- _The task_
Reproduce the lines of the material exactly, excluding every image.

- _Recorded data_

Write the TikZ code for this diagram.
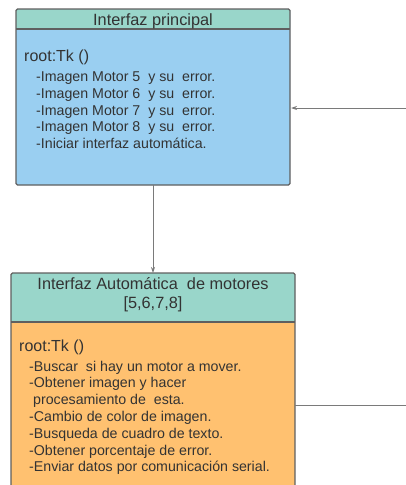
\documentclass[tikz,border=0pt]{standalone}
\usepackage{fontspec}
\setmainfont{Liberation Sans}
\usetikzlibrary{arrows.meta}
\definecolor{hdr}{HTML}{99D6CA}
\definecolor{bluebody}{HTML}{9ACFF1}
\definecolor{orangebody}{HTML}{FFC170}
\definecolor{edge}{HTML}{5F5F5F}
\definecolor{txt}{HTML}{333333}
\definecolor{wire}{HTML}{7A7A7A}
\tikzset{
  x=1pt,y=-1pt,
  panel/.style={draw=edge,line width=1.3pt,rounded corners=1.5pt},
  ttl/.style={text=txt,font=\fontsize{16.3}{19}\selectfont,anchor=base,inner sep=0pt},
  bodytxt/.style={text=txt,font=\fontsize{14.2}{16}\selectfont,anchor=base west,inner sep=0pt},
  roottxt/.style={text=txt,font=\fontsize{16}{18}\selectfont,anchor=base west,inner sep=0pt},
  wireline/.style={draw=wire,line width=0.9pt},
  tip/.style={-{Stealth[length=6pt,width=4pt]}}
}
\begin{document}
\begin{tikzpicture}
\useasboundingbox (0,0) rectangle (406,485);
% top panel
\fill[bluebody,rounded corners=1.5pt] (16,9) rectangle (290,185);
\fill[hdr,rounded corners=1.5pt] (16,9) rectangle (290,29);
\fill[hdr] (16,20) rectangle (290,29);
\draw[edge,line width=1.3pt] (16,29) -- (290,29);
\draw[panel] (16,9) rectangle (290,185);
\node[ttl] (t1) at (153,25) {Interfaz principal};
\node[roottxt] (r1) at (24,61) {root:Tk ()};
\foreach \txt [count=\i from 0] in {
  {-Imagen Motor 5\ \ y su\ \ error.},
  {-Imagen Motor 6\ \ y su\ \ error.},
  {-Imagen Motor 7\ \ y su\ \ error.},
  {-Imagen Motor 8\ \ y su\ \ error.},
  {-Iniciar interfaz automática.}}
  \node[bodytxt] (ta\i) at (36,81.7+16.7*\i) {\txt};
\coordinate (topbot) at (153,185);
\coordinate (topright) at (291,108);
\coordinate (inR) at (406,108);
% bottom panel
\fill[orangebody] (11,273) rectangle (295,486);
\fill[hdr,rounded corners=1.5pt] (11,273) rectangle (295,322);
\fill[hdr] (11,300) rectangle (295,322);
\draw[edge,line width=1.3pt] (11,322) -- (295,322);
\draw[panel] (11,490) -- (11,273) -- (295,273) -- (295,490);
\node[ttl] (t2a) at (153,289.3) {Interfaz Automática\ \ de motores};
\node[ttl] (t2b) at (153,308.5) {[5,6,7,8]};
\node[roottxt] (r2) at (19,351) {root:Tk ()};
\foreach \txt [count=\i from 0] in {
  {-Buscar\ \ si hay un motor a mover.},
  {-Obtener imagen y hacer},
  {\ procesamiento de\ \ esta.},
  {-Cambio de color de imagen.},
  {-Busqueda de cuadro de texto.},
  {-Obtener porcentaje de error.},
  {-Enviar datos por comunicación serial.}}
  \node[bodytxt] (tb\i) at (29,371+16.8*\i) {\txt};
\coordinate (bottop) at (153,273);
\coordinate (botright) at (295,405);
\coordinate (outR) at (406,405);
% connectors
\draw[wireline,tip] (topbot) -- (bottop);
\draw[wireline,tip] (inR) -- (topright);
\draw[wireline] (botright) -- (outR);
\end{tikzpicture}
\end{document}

- _Result of the task_
Write the TikZ code for this diagram.
\documentclass[tikz,border=0pt]{standalone}
\usepackage{fontspec}
\setmainfont{Liberation Sans}
\usetikzlibrary{arrows.meta}
\definecolor{hdr}{HTML}{99D6CA}
\definecolor{bluebody}{HTML}{9ACFF1}
\definecolor{orangebody}{HTML}{FFC170}
\definecolor{edge}{HTML}{5F5F5F}
\definecolor{txt}{HTML}{333333}
\definecolor{wire}{HTML}{7A7A7A}
\tikzset{
  x=1pt,y=-1pt,
  panel/.style={draw=edge,line width=1.3pt,rounded corners=1.5pt},
  ttl/.style={text=txt,font=\fontsize{16.3}{19}\selectfont,anchor=base,inner sep=0pt},
  bodytxt/.style={text=txt,font=\fontsize{14.2}{16}\selectfont,anchor=base west,inner sep=0pt},
  roottxt/.style={text=txt,font=\fontsize{16}{18}\selectfont,anchor=base west,inner sep=0pt},
  wireline/.style={draw=wire,line width=0.9pt},
  tip/.style={-{Stealth[length=6pt,width=4pt]}}
}
\begin{document}
\begin{tikzpicture}
\useasboundingbox (0,0) rectangle (406,485);
% top panel
\fill[bluebody,rounded corners=1.5pt] (16,9) rectangle (290,185);
\fill[hdr,rounded corners=1.5pt] (16,9) rectangle (290,29);
\fill[hdr] (16,20) rectangle (290,29);
\draw[edge,line width=1.3pt] (16,29) -- (290,29);
\draw[panel] (16,9) rectangle (290,185);
\node[ttl] (t1) at (153,25) {Interfaz principal};
\node[roottxt] (r1) at (24,61) {root:Tk ()};
\foreach \txt [count=\i from 0] in {
  {-Imagen Motor 5\ \ y su\ \ error.},
  {-Imagen Motor 6\ \ y su\ \ error.},
  {-Imagen Motor 7\ \ y su\ \ error.},
  {-Imagen Motor 8\ \ y su\ \ error.},
  {-Iniciar interfaz automática.}}
  \node[bodytxt] (ta\i) at (36,81.7+16.7*\i) {\txt};
\coordinate (topbot) at (153,185);
\coordinate (topright) at (291,108);
\coordinate (inR) at (406,108);
% bottom panel
\fill[orangebody] (11,273) rectangle (295,486);
\fill[hdr,rounded corners=1.5pt] (11,273) rectangle (295,322);
\fill[hdr] (11,300) rectangle (295,322);
\draw[edge,line width=1.3pt] (11,322) -- (295,322);
\draw[panel] (11,490) -- (11,273) -- (295,273) -- (295,490);
\node[ttl] (t2a) at (153,289.3) {Interfaz Automática\ \ de motores};
\node[ttl] (t2b) at (153,308.5) {[5,6,7,8]};
\node[roottxt] (r2) at (19,351) {root:Tk ()};
\foreach \txt [count=\i from 0] in {
  {-Buscar\ \ si hay un motor a mover.},
  {-Obtener imagen y hacer},
  {\ procesamiento de\ \ esta.},
  {-Cambio de color de imagen.},
  {-Busqueda de cuadro de texto.},
  {-Obtener porcentaje de error.},
  {-Enviar datos por comunicación serial.}}
  \node[bodytxt] (tb\i) at (29,371+16.8*\i) {\txt};
\coordinate (bottop) at (153,273);
\coordinate (botright) at (295,405);
\coordinate (outR) at (406,405);
% connectors
\draw[wireline,tip] (topbot) -- (bottop);
\draw[wireline,tip] (inR) -- (topright);
\draw[wireline] (botright) -- (outR);
\end{tikzpicture}
\end{document}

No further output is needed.